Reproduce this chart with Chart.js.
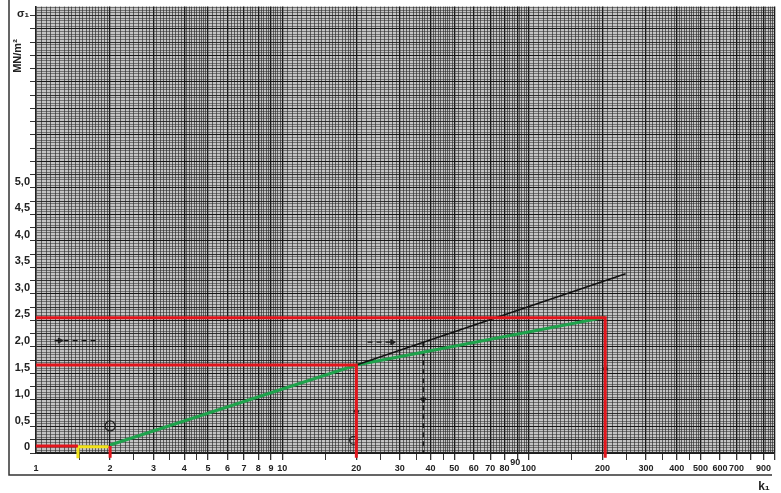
<!DOCTYPE html>
<html>
<head>
<meta charset="UTF-8">
<title>σ1 – k1</title>
<script src="https://cdn.jsdelivr.net/npm/chart.js"></script>
<style>
  html, body { margin: 0; padding: 0; background: #fff; }
  #wrap { width: 781px; height: 493px; position: relative; }
</style>
</head>
<body>
<div id="wrap"><canvas id="chart"></canvas></div>
<script>
// tick labels
const xTickLabels = [1, 2, 3, 4, 5, 6, 7, 8, 9, 10, 20, 30, 40, 50, 60, 70, 80, 90, 100, 200, 300, 400, 500, 600, 700, 900];
const yTickLabels = [0, 0.5, 1, 1.5, 2, 2.5, 3, 3.5, 4, 4.5, 5];

// green construction line
const greenK = [2, 20, 205];
const greenSigma = [0.15, 1.66, 2.56];

// black (extrapolated) line
const blackK = [20, 248];
const blackSigma = [1.66, 3.38];

// red reading lines (null = break)
const redK = [1, 1.48, null, 2, 2, null, 1, 20, 20, null, 1, 205, 205];
const redSigma = [0.13, 0.13, null, 0.13, -0.09, null, 1.66, 1.66, -0.09, null, 2.55, 2.55, -0.09];

// yellow bracket
const yellowK = [1.48, 1.48, 1.97];
const yellowSigma = [-0.1, 0.12, 0.12];

// dashed black reading lines
const dashK = [37.4, 37.4, null, 1.19, 1.82, null, 22.2, 28];
const dashSigma = [2.09, 0, null, 2.12, 2.12, null, 2.09, 2.09];

// arrow heads and circled marks
const arrowK = [20, 205, 37.4, 28, 1.25];
const arrowSigma = [0.8, 1.6, 1.0, 2.09, 2.12];
const arrowRot = [0, 0, 180, 90, 90];
const circleK = [2, 19.5];
const circleSigma = [0.51, 0.24];

const toPts = (xs, ys) => xs.map((x, i) => ({ x: x === null ? 1 : x, y: ys[i] }));

// graph paper rulings
const xGrid = [];
[1, 10, 100].forEach(d => {
  for (let i = 0; i < 20; i++) xGrid.push(+((1 + i * 0.05) * d).toFixed(4));
  for (let i = 0; i < 30; i++) xGrid.push(+((2 + i * 0.1) * d).toFixed(4));
  for (let i = 0; i < 25; i++) xGrid.push(+((5 + i * 0.2) * d).toFixed(4));
});
xGrid.push(1000);
const yGrid = [];
for (let i = 0; i <= 168; i++) yGrid.push(+(i * 0.05).toFixed(2));

const isLabelX = v => xTickLabels.includes(v) && v !== 90;
const mant = v => {
  const d = Math.pow(10, Math.floor(Math.log10(v) + 1e-9));
  return +(v / d).toFixed(4);
};
const isHalfX = v => Number.isInteger(mant(v) * 2);
const isMajorX = v => Number.isInteger(mant(v));
const isMult = (v, s) => Math.abs(v / s - Math.round(v / s)) < 1e-6;

const paper = {
  id: 'paper',
  beforeDraw(chart) {
    const { ctx, chartArea: a } = chart;
    ctx.save();
    ctx.fillStyle = '#fff';
    ctx.fillRect(0, 0, chart.width, chart.height);
    ctx.fillStyle = '#c4c4c4';
    ctx.fillRect(a.left, a.top, a.right - a.left, a.bottom - a.top);
    ctx.restore();
  },
  afterDraw(chart) {
    const { ctx, scales } = chart;
    ctx.save();
    ctx.strokeStyle = '#333';
    ctx.lineWidth = 1.5;
    ctx.beginPath();
    ctx.moveTo(9, 0);
    ctx.lineTo(9, 475);
    ctx.lineTo(772, 475);
    ctx.stroke();
    ctx.fillStyle = '#222';
    ctx.font = 'bold 11px "Liberation Sans", Arial, sans-serif';
    ctx.textAlign = 'center';
    ctx.fillText('σ₁', 23, 17);
    ctx.font = 'bold 9px "Liberation Sans", Arial, sans-serif';
    ctx.fillText('90', scales.x.getPixelForValue(90) - 2, 465);
    ctx.font = 'bold 12px "Liberation Sans", Arial, sans-serif';
    ctx.fillText('k₁', 764, 490);
    ctx.translate(21, 56);
    ctx.rotate(-Math.PI / 2);
    ctx.font = 'bold 11px "Liberation Sans", Arial, sans-serif';
    ctx.fillText('MN/m²', 0, 0);
    ctx.restore();
  }
};

new Chart(document.getElementById('chart'), {
  type: 'line',
  data: {
    datasets: [
      { data: toPts(redK, redSigma), borderColor: '#e3151c', borderWidth: 3, pointRadius: 0, spanGaps: false, clip: false },
      { data: toPts(yellowK, yellowSigma), borderColor: '#f2e21a', borderWidth: 3, pointRadius: 0, clip: false },
      { data: toPts(blackK, blackSigma), borderColor: '#111', borderWidth: 1.5, pointRadius: 0 },
      { data: toPts(greenK, greenSigma), borderColor: '#1fa24c', borderWidth: 3.2, pointRadius: 0 },
      { data: toPts(dashK, dashSigma), borderColor: '#111', borderWidth: 1.3, borderDash: [5, 4], pointRadius: 0, spanGaps: false },
      { data: toPts(arrowK, arrowSigma), showLine: false, pointStyle: 'triangle', pointRadius: 3,
        rotation: arrowRot, backgroundColor: '#222', borderColor: '#222' },
      { data: toPts(circleK, circleSigma), showLine: false, pointStyle: 'circle', pointRadius: [5, 4],
        backgroundColor: 'rgba(0,0,0,0)', borderColor: '#222', borderWidth: 1.3 }
    ]
  },
  options: {
    responsive: true,
    maintainAspectRatio: false,
    animation: false,
    events: [],
    layout: { padding: { top: 5, right: 6, left: 0, bottom: 0 } },
    plugins: { legend: { display: false }, tooltip: { enabled: false } },
    scales: {
      x: {
        type: 'logarithmic',
        min: 1,
        max: 1000,
        afterBuildTicks: s => { s.ticks = xGrid.map(v => ({ value: v })); },
        afterFit: s => { s.height = 40; },
        ticks: {
          autoSkip: false,
          maxRotation: 0,
          minRotation: 0,
          padding: 3,
          color: '#222',
          font: { family: '"Liberation Sans", Arial, sans-serif', size: 9, weight: 'bold' },
          callback: v => (isLabelX(v) ? String(v) : '')
        },
        grid: {
          color: c => (c.tick && isMajorX(c.tick.value) ? 'rgba(15,15,15,0.95)' : 'rgba(30,30,30,0.62)'),
          lineWidth: c => (c.tick && isMajorX(c.tick.value) ? 1.3 : 1),
          tickLength: 7,
          tickColor: c => (c.tick && isHalfX(c.tick.value) && c.tick.value > 1 ? '#333' : 'rgba(0,0,0,0)')
        },
        border: { display: true, color: '#222', width: 1.5 }
      },
      y: {
        type: 'linear',
        min: 0,
        max: 8.42,
        afterBuildTicks: s => { s.ticks = yGrid.map(v => ({ value: v })); },
        afterFit: s => { s.width = 36; },
        ticks: {
          autoSkip: false,
          padding: 0,
          labelOffset: -6,
          color: '#222',
          font: { family: '"Liberation Sans", Arial, sans-serif', size: 11, weight: 'bold' },
          callback: v => {
            const hit = yTickLabels.find(t => Math.abs(t - v) < 1e-6);
            return hit === undefined ? '' : (hit === 0 ? '0' : hit.toFixed(1).replace('.', ','));
          }
        },
        grid: {
          color: c => {
            if (!c.tick) return 'rgba(40,40,40,0.5)';
            const v = c.tick.value;
            if (isMult(v, 0.5)) return 'rgba(15,15,15,0.95)';
            if (isMult(v, 0.25)) return 'rgba(25,25,25,0.85)';
            return 'rgba(40,40,40,0.52)';
          },
          tickLength: 6,
          tickColor: c => (c.tick && isMult(c.tick.value, 0.25) ? '#333' : 'rgba(0,0,0,0)')
        },
        border: { display: true, color: '#222', width: 1.5 }
      }
    }
  },
  plugins: [paper]
});
</script>
</body>
</html>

========================================================================

*Exercise*
Restate the material word for word from its first line through the line containing "for (let i = 0; i <= 168;", both included; the pictures do not belong in it.

*Full output*
Reproduce this chart with Chart.js.
<!DOCTYPE html>
<html>
<head>
<meta charset="UTF-8">
<title>σ1 – k1</title>
<script src="https://cdn.jsdelivr.net/npm/chart.js"></script>
<style>
  html, body { margin: 0; padding: 0; background: #fff; }
  #wrap { width: 781px; height: 493px; position: relative; }
</style>
</head>
<body>
<div id="wrap"><canvas id="chart"></canvas></div>
<script>
// tick labels
const xTickLabels = [1, 2, 3, 4, 5, 6, 7, 8, 9, 10, 20, 30, 40, 50, 60, 70, 80, 90, 100, 200, 300, 400, 500, 600, 700, 900];
const yTickLabels = [0, 0.5, 1, 1.5, 2, 2.5, 3, 3.5, 4, 4.5, 5];

// green construction line
const greenK = [2, 20, 205];
const greenSigma = [0.15, 1.66, 2.56];

// black (extrapolated) line
const blackK = [20, 248];
const blackSigma = [1.66, 3.38];

// red reading lines (null = break)
const redK = [1, 1.48, null, 2, 2, null, 1, 20, 20, null, 1, 205, 205];
const redSigma = [0.13, 0.13, null, 0.13, -0.09, null, 1.66, 1.66, -0.09, null, 2.55, 2.55, -0.09];

// yellow bracket
const yellowK = [1.48, 1.48, 1.97];
const yellowSigma = [-0.1, 0.12, 0.12];

// dashed black reading lines
const dashK = [37.4, 37.4, null, 1.19, 1.82, null, 22.2, 28];
const dashSigma = [2.09, 0, null, 2.12, 2.12, null, 2.09, 2.09];

// arrow heads and circled marks
const arrowK = [20, 205, 37.4, 28, 1.25];
const arrowSigma = [0.8, 1.6, 1.0, 2.09, 2.12];
const arrowRot = [0, 0, 180, 90, 90];
const circleK = [2, 19.5];
const circleSigma = [0.51, 0.24];

const toPts = (xs, ys) => xs.map((x, i) => ({ x: x === null ? 1 : x, y: ys[i] }));

// graph paper rulings
const xGrid = [];
[1, 10, 100].forEach(d => {
  for (let i = 0; i < 20; i++) xGrid.push(+((1 + i * 0.05) * d).toFixed(4));
  for (let i = 0; i < 30; i++) xGrid.push(+((2 + i * 0.1) * d).toFixed(4));
  for (let i = 0; i < 25; i++) xGrid.push(+((5 + i * 0.2) * d).toFixed(4));
});
xGrid.push(1000);
const yGrid = [];
for (let i = 0; i <= 168; i++) yGrid.push(+(i * 0.05).toFixed(2));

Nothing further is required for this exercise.